:: Aim of the exercise ::
Write out word for word each line of the records, beginning at the first and stopping after the line with "12.1, 11.6, 11.25];". Leave the pictures out.

:: Material ::
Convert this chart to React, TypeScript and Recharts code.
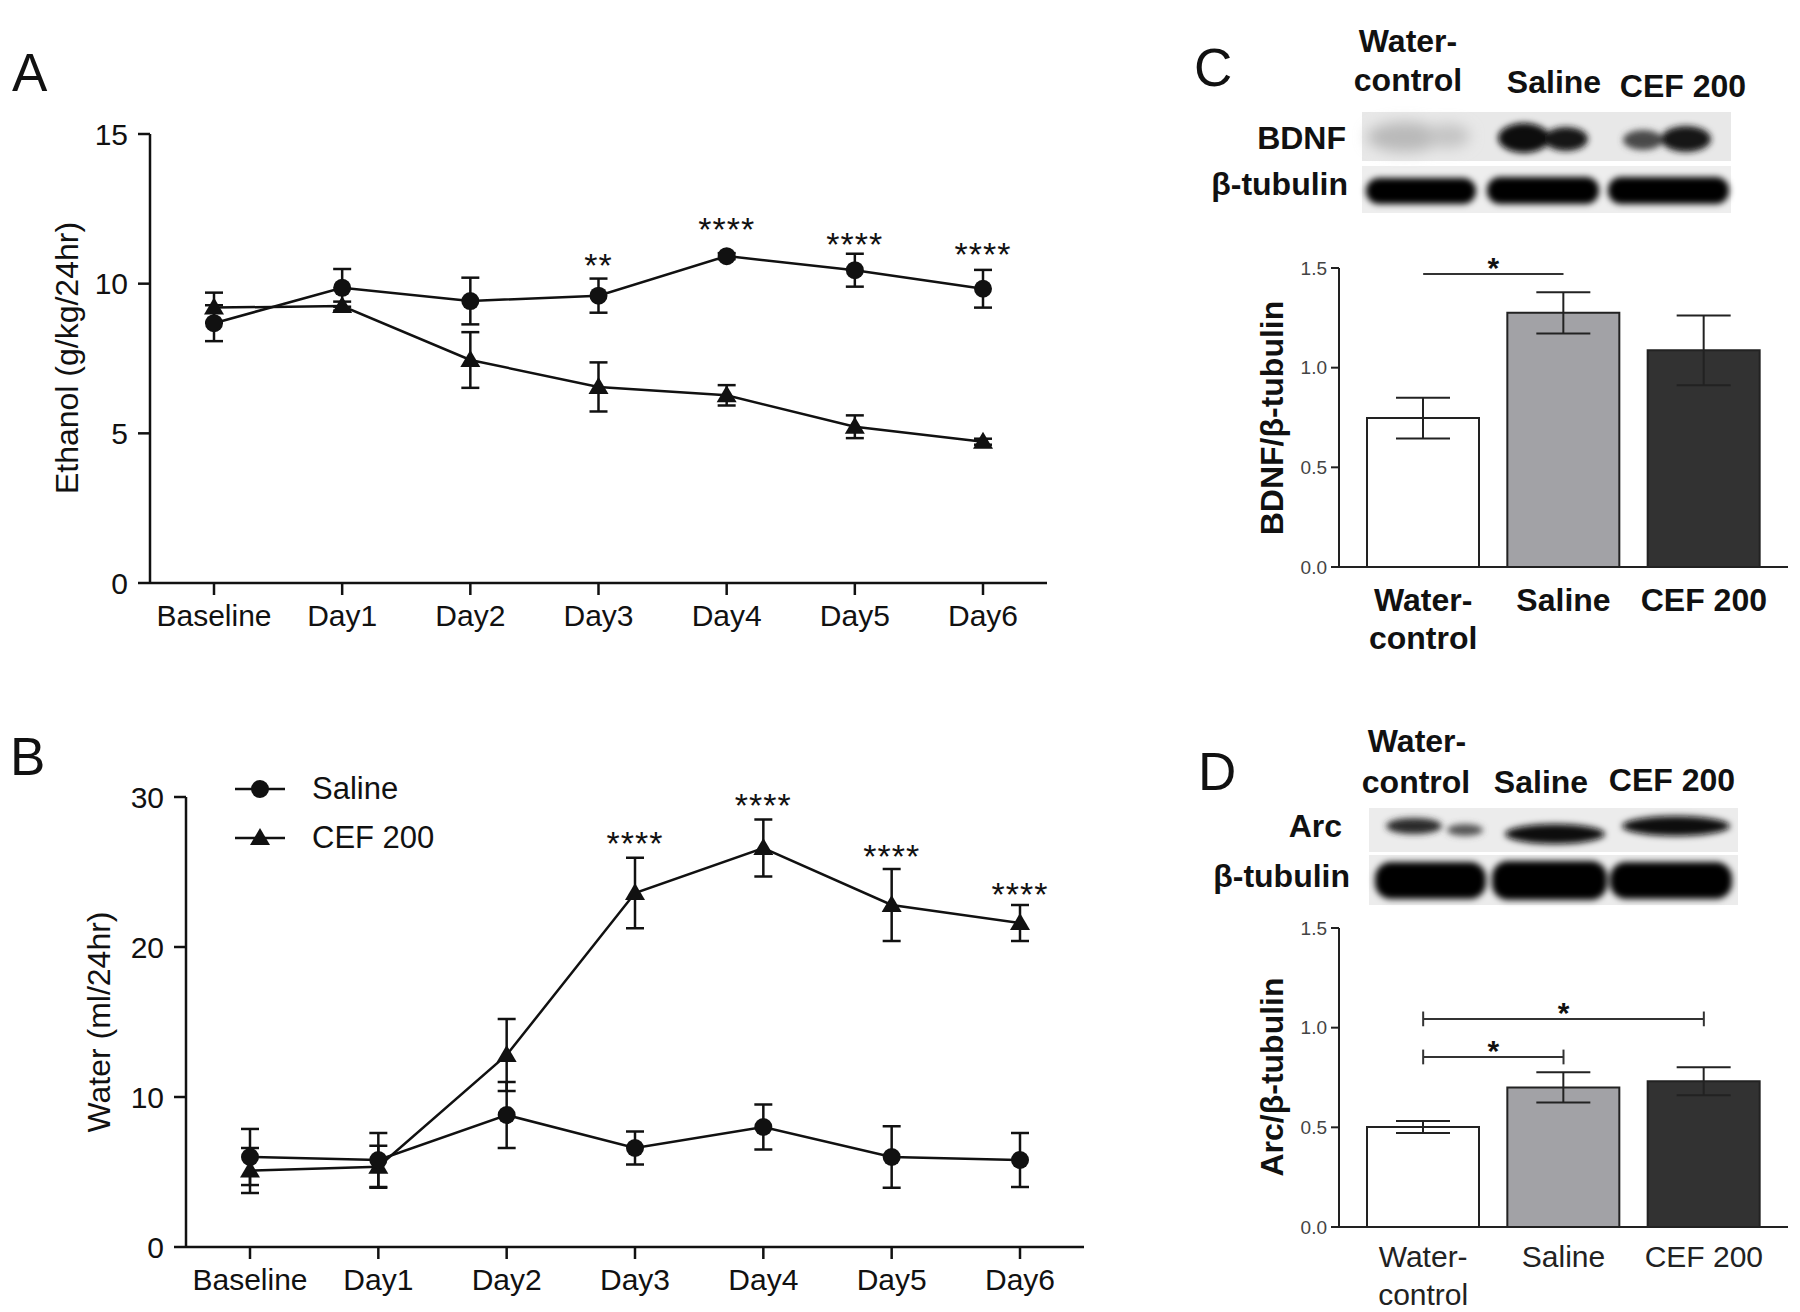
import React from 'react';
import {
  ComposedChart,
  BarChart,
  Bar,
  Line,
  XAxis,
  YAxis,
  ErrorBar,
  Cell,
  ReferenceLine,
  Legend,
} from 'recharts';

const FONT = '"Liberation Sans", Arial, Helvetica, sans-serif';
const INK = '#111';

// ---- A / B: daily intake ----
const days = ['Baseline', 'Day1', 'Day2', 'Day3', 'Day4', 'Day5', 'Day6'];

const ethanolSaline = [8.68, 9.86, 9.42, 9.6, 10.92, 10.45, 9.83];
const ethanolSalineSem = [0.6, 0.63, 0.78, 0.57, 0.1, 0.55, 0.63];
const ethanolCef = [9.2, 9.25, 7.45, 6.55, 6.27, 5.22, 4.72];
const ethanolCefSem = [0.5, 0.15, 0.93, 0.82, 0.34, 0.38, 0.1];
const ethanolStars = ['', '', '', '**', '****', '****', '****'];
const ethanolStarY = [null, null, null, 10.9, 12.1, 11.6, 11.25];

const waterSaline = [6.0, 5.8, 8.8, 6.6, 8.0, 6.0, 5.8];
const waterSalineSem = [1.87, 1.8, 2.2, 1.1, 1.5, 2.05, 1.8];
const waterCef = [5.1, 5.35, 12.8, 23.6, 26.6, 22.8, 21.6];
const waterCefSem = [1.5, 1.4, 2.4, 2.35, 1.9, 2.4, 1.2];
const waterStars = ['', '', '', '****', '****', '****', '****'];
const waterStarY = [null, null, null, 27.5, 30.0, 26.6, 24.05];

// ---- C / D: western blot quantification ----
const groups = ['Water-control', 'Saline', 'CEF 200'];
const groupFills = ['#ffffff', '#a2a2a6', '#323232'];
const bdnfRatio = [0.747, 1.275, 1.087];
const bdnfSem = [0.102, 0.103, 0.175];
const arcRatio = [0.502, 0.7, 0.731];
const arcSem = [0.03, 0.076, 0.07];

const bdnfBrackets = [{ from: 'Water-control', to: 'Saline', y: 1.47 }];
const arcBrackets = [
  { from: 'Water-control', to: 'CEF 200', y: 1.044 },
  { from: 'Water-control', to: 'Saline', y: 0.853 },
];

const ethanolData = days.map((day, i) => ({
  day,
  saline: ethanolSaline[i],
  salineSem: ethanolSalineSem[i],
  cef: ethanolCef[i],
  cefSem: ethanolCefSem[i],
  starY: ethanolStarY[i],
  stars: ethanolStars[i],
}));

const waterData = days.map((day, i) => ({
  day,
  saline: waterSaline[i],
  salineSem: waterSalineSem[i],
  cef: waterCef[i],
  cefSem: waterCefSem[i],
  starY: waterStarY[i],
  stars: waterStars[i],
}));

const bdnfData = groups.map((g, i) => ({ group: g, value: bdnfRatio[i], sem: bdnfSem[i] }));
const arcData = groups.map((g, i) => ({ group: g, value: arcRatio[i], sem: arcSem[i] }));

// markers
const CircleDot = (props: any) => {
  const { cx, cy, index } = props;
  if (cx == null || cy == null) return <g key={`c-${index}`} />;
  return <circle key={`c-${index}`} cx={cx} cy={cy} r={9} fill={INK} />;
};

const TriangleDot = (props: any) => {
  const { cx, cy, index } = props;
  if (cx == null || cy == null) return <g key={`t-${index}`} />;
  return (
    <path
      key={`t-${index}`}
      d={`M${cx},${cy - 10} L${cx + 10},${cy + 7} L${cx - 10},${cy + 7} Z`}
      fill={INK}
    />
  );
};

// significance stars drawn as the "dots" of an invisible series
const StarDot = (props: any) => {
  const { cx, cy, index, payload } = props;
  if (cx == null || cy == null || !payload?.stars) return <g key={`s-${index}`} />;
  return (
    <text
      key={`s-${index}`}
      x={cx}
      y={cy + 20}
      textAnchor="middle"
      fontSize={34}
      fontFamily={FONT}
      fill={INK}
      letterSpacing={1}
    >
      {payload.stars}
    </text>
  );
};

const lineTick = { fontSize: 30, fill: INK, fontFamily: FONT };
const axisStroke = { stroke: INK, strokeWidth: 2.5 };

const legendOrder = ['saline', 'cef'];

const LegendContent = (props: any) => {
  const items = (props.payload || [])
    .filter((p: any) => legendOrder.includes(p.dataKey))
    .sort((a: any, b: any) => legendOrder.indexOf(a.dataKey) - legendOrder.indexOf(b.dataKey));
  return (
    <div style={{ fontFamily: FONT, fontSize: 31, color: INK }}>
      {items.map((p: any) => (
        <div key={p.dataKey} style={{ display: 'flex', alignItems: 'center', height: 49 }}>
          <svg width={50} height={30}>
            <line x1={0} y1={15} x2={50} y2={15} stroke={INK} strokeWidth={2.5} />
            {p.dataKey === 'saline' ? (
              <circle cx={25} cy={15} r={9} fill={INK} />
            ) : (
              <path d="M25,5 L35,22 L15,22 Z" fill={INK} />
            )}
          </svg>
          <span style={{ marginLeft: 27 }}>{p.value}</span>
        </div>
      ))}
    </div>
  );
};

function IntakeChart({ data, domain, ticks, margin, height, legend }: any) {
  return (
    <ComposedChart width={1100} height={height} data={data} margin={margin}>
      <XAxis
        dataKey="day"
        height={60}
        padding={{ left: 64, right: 64 }}
        tick={lineTick}
        tickSize={12}
        tickMargin={10}
        axisLine={axisStroke}
        tickLine={axisStroke}
        interval={0}
      />
      <YAxis
        type="number"
        domain={domain}
        ticks={ticks}
        width={80}
        tick={lineTick}
        tickSize={12}
        tickMargin={10}
        axisLine={axisStroke}
        tickLine={axisStroke}
        interval={0}
      />
      {legend && (
        <Legend
          layout="horizontal"
          verticalAlign="middle"
          align="center"
          content={<LegendContent />}
          wrapperStyle={{ left: 235, top: 64, width: 320, height: 100 }}
        />
      )}
      <Line
        type="linear"
        dataKey="cef"
        name="CEF 200"
        stroke={INK}
        strokeWidth={2.5}
        dot={(p: any) => <TriangleDot {...p} />}
        activeDot={false}
        isAnimationActive={false}
      >
        <ErrorBar dataKey="cefSem" width={9} strokeWidth={2.5} stroke={INK} direction="y" />
      </Line>
      <Line
        type="linear"
        dataKey="saline"
        name="Saline"
        stroke={INK}
        strokeWidth={2.5}
        dot={(p: any) => <CircleDot {...p} />}
        activeDot={false}
        isAnimationActive={false}
      >
        <ErrorBar dataKey="salineSem" width={9} strokeWidth={2.5} stroke={INK} direction="y" />
      </Line>
      <Line
        dataKey="starY"
        stroke="none"
        legendType="none"
        dot={(p: any) => <StarDot {...p} />}
        activeDot={false}
        isAnimationActive={false}
      />
    </ComposedChart>
  );
}

const GroupTick = (props: any) => {
  const { x, y, payload, bold, first } = props;
  const lines = payload.value === 'Water-control' ? ['Water-', 'control'] : [payload.value];
  return (
    <text
      x={x}
      y={y}
      textAnchor="middle"
      fontFamily={FONT}
      fontSize={bold ? 32 : 30}
      fontWeight={bold ? 'bold' : 'normal'}
      fill={bold ? INK : '#222'}
    >
      {lines.map((l, i) => (
        <tspan key={l} x={x} dy={i === 0 ? first : 38}>
          {l}
        </tspan>
      ))}
    </text>
  );
};

function RatioChart({ data, brackets, margin, height, bold, first }: any) {
  const barAxis = { stroke: '#222', strokeWidth: 2 };
  return (
    <BarChart width={620} height={height} data={data} margin={margin}>
      <XAxis
        dataKey="group"
        height={80}
        padding={{ left: 14, right: 14 }}
        tickLine={false}
        tickSize={0}
        tickMargin={0}
        axisLine={barAxis}
        interval={0}
        tick={<GroupTick bold={bold} first={first} />}
      />
      <YAxis
        type="number"
        domain={[0, 1.5]}
        ticks={[0, 0.5, 1, 1.5]}
        tickFormatter={(v: number) => v.toFixed(1)}
        width={60}
        tickSize={8}
        tickMargin={4}
        axisLine={barAxis}
        tickLine={barAxis}
        tick={{ fontSize: 19, fill: '#444', fontFamily: FONT }}
        interval={0}
      />
      <Bar dataKey="value" barSize={112} stroke="#222" strokeWidth={2} isAnimationActive={false}>
        {data.map((d: any, i: number) => (
          <Cell key={d.group} fill={groupFills[i]} />
        ))}
        <ErrorBar dataKey="sem" width={27} strokeWidth={2} stroke="#222" direction="y" />
      </Bar>
      {brackets.map((b: any, i: number) => [
        <ReferenceLine
          key={`h-${i}`}
          segment={[{ x: b.from, y: b.y }, { x: b.to, y: b.y }]}
          stroke="#333"
          strokeWidth={2}
          label={{ value: '*', position: 'top', offset: -4, fontSize: 30, fontWeight: 'bold', fill: INK, fontFamily: FONT }}
        />,
        <ReferenceLine
          key={`l-${i}`}
          segment={[{ x: b.from, y: b.y - 0.037 }, { x: b.from, y: b.y + 0.037 }]}
          stroke="#333"
          strokeWidth={2}
        />,
        <ReferenceLine
          key={`r-${i}`}
          segment={[{ x: b.to, y: b.y - 0.037 }, { x: b.to, y: b.y + 0.037 }]}
          stroke="#333"
          strokeWidth={2}
        />,
      ])}
    </BarChart>
  );
}

function Blots() {
  const bold = { fontFamily: FONT, fontWeight: 'bold' as const, fontSize: 32, fill: INK };
  const letter = { fontFamily: FONT, fontSize: 53, fill: INK };
  const title = { fontFamily: FONT, fontSize: 32, fill: INK };
  return (
    <svg width={1800} height={1312} style={{ position: 'absolute', left: 0, top: 0, pointerEvents: 'none' }}>
      <defs>
        <filter id="soft" x="-20%" y="-50%" width="140%" height="200%">
          <feGaussianBlur stdDeviation="3" />
        </filter>
        <filter id="faint" x="-30%" y="-80%" width="160%" height="260%">
          <feGaussianBlur stdDeviation="7" />
        </filter>
      </defs>

      {/* panel letters */}
      <text x={12} y={91} {...letter}>A</text>
      <text x={10} y={775} {...letter}>B</text>
      <text x={1194} y={86} {...letter}>C</text>
      <text x={1198} y={790} {...letter}>D</text>

      {/* axis titles of A and B */}
      <text x={78} y={358} transform="rotate(-90 78 358)" textAnchor="middle" {...title}>
        Ethanol (g/kg/24hr)
      </text>
      <text x={110} y={1022} transform="rotate(-90 110 1022)" textAnchor="middle" {...title}>
        Water (ml/24hr)
      </text>

      {/* axis titles of C and D */}
      <text x={1283} y={418} transform="rotate(-90 1283 418)" textAnchor="middle" {...bold}>
        BDNF/β-tubulin
      </text>
      <text x={1283} y={1077} transform="rotate(-90 1283 1077)" textAnchor="middle" {...bold}>
        Arc/β-tubulin
      </text>

      {/* C blot */}
      <text x={1408} y={52} textAnchor="middle" {...bold}>Water-</text>
      <text x={1408} y={91} textAnchor="middle" {...bold}>control</text>
      <text x={1554} y={93} textAnchor="middle" {...bold}>Saline</text>
      <text x={1683} y={97} textAnchor="middle" {...bold}>CEF 200</text>
      <text x={1346} y={149} textAnchor="end" {...bold}>BDNF</text>
      <text x={1348} y={195} textAnchor="end" {...bold}>β-tubulin</text>
      <rect x={1362} y={112} width={369} height={49} fill="#e8e8e8" />
      <rect x={1362} y={166} width={369} height={47} fill="#eeeeee" />
      <g filter="url(#faint)">
        <ellipse cx={1405} cy={137} rx={38} ry={15} fill="#b9b9b9" />
        <ellipse cx={1448} cy={136} rx={22} ry={12} fill="#c4c4c4" />
      </g>
      <g filter="url(#soft)">
        <ellipse cx={1524} cy={138} rx={26} ry={15} fill="#080808" />
        <ellipse cx={1566} cy={139} rx={22} ry={12} fill="#141414" />
        <ellipse cx={1643} cy={140} rx={20} ry={10} fill="#4a4a4a" />
        <ellipse cx={1686} cy={139} rx={25} ry={13} fill="#151515" />
        <rect x={1366} y={178} width={110} height={26} rx={13} fill="#050505" />
        <rect x={1487} y={177} width={112} height={27} rx={13} fill="#050505" />
        <rect x={1608} y={177} width={121} height={27} rx={13} fill="#050505" />
      </g>

      {/* D blot */}
      <text x={1417} y={752} textAnchor="middle" {...bold}>Water-</text>
      <text x={1416} y={793} textAnchor="middle" {...bold}>control</text>
      <text x={1541} y={793} textAnchor="middle" {...bold}>Saline</text>
      <text x={1672} y={791} textAnchor="middle" {...bold}>CEF 200</text>
      <text x={1342} y={837} textAnchor="end" {...bold}>Arc</text>
      <text x={1350} y={887} textAnchor="end" {...bold}>β-tubulin</text>
      <rect x={1369} y={808} width={369} height={44} fill="#ececec" />
      <rect x={1369} y={855} width={369} height={50} fill="#ececec" />
      <g filter="url(#soft)">
        <ellipse cx={1414} cy={826} rx={28} ry={8} fill="#2c2c2c" />
        <ellipse cx={1465} cy={830} rx={18} ry={6} fill="#555" />
        <ellipse cx={1555} cy={834} rx={50} ry={10} fill="#0a0a0a" />
        <ellipse cx={1676} cy={826} rx={54} ry={10} fill="#0a0a0a" />
        <rect x={1375} y={862} width={111} height={37} rx={16} fill="#030303" />
        <rect x={1492} y={861} width={115} height={39} rx={16} fill="#030303" />
        <rect x={1610} y={862} width={122} height={37} rx={16} fill="#030303" />
      </g>
    </svg>
  );
}

export default function App() {
  return (
    <div
      style={{
        position: 'absolute',
        left: 0,
        top: 0,
        width: 1800,
        height: 1312,
        background: '#fff',
        fontFamily: FONT,
        overflow: 'hidden',
      }}
    >
      <div style={{ position: 'absolute', left: 0, top: 0 }}>
        <IntakeChart
          data={ethanolData}
          domain={[0, 15]}
          ticks={[0, 5, 10, 15]}
          height={680}
          margin={{ top: 134, right: 53, bottom: 37, left: 70 }}
        />
      </div>
      <div style={{ position: 'absolute', left: 0, top: 700 }}>
        <IntakeChart
          data={waterData}
          domain={[0, 30]}
          ticks={[0, 10, 20, 30]}
          height={612}
          margin={{ top: 97, right: 16, bottom: 5, left: 106 }}
          legend
        />
      </div>
      <div style={{ position: 'absolute', left: 1180, top: 230 }}>
        <RatioChart
          data={bdnfData}
          brackets={bdnfBrackets}
          height={450}
          margin={{ top: 38, right: 12, bottom: 33, left: 99 }}
          bold
          first={44}
        />
      </div>
      <div style={{ position: 'absolute', left: 1180, top: 900 }}>
        <RatioChart
          data={arcData}
          brackets={arcBrackets}
          height={412}
          margin={{ top: 28, right: 12, bottom: 5, left: 99 }}
          bold={false}
          first={40}
        />
      </div>
      <Blots />
    </div>
  );
}
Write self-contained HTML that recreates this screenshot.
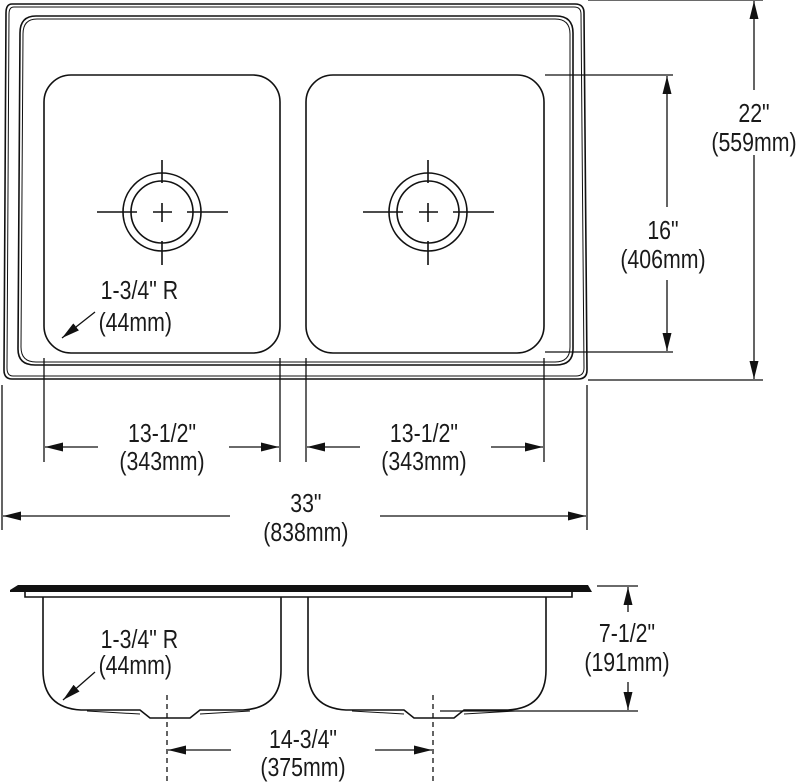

:: Task answer ::
Convert this chart to React, TypeScript and Recharts code.
import React from 'react';
import {
  ComposedChart,
  BarChart,
  Bar,
  Line,
  XAxis,
  YAxis,
  ErrorBar,
  Cell,
  ReferenceLine,
  Legend,
} from 'recharts';

const FONT = '"Liberation Sans", Arial, Helvetica, sans-serif';
const INK = '#111';

// ---- A / B: daily intake ----
const days = ['Baseline', 'Day1', 'Day2', 'Day3', 'Day4', 'Day5', 'Day6'];

const ethanolSaline = [8.68, 9.86, 9.42, 9.6, 10.92, 10.45, 9.83];
const ethanolSalineSem = [0.6, 0.63, 0.78, 0.57, 0.1, 0.55, 0.63];
const ethanolCef = [9.2, 9.25, 7.45, 6.55, 6.27, 5.22, 4.72];
const ethanolCefSem = [0.5, 0.15, 0.93, 0.82, 0.34, 0.38, 0.1];
const ethanolStars = ['', '', '', '**', '****', '****', '****'];
const ethanolStarY = [null, null, null, 10.9, 12.1, 11.6, 11.25];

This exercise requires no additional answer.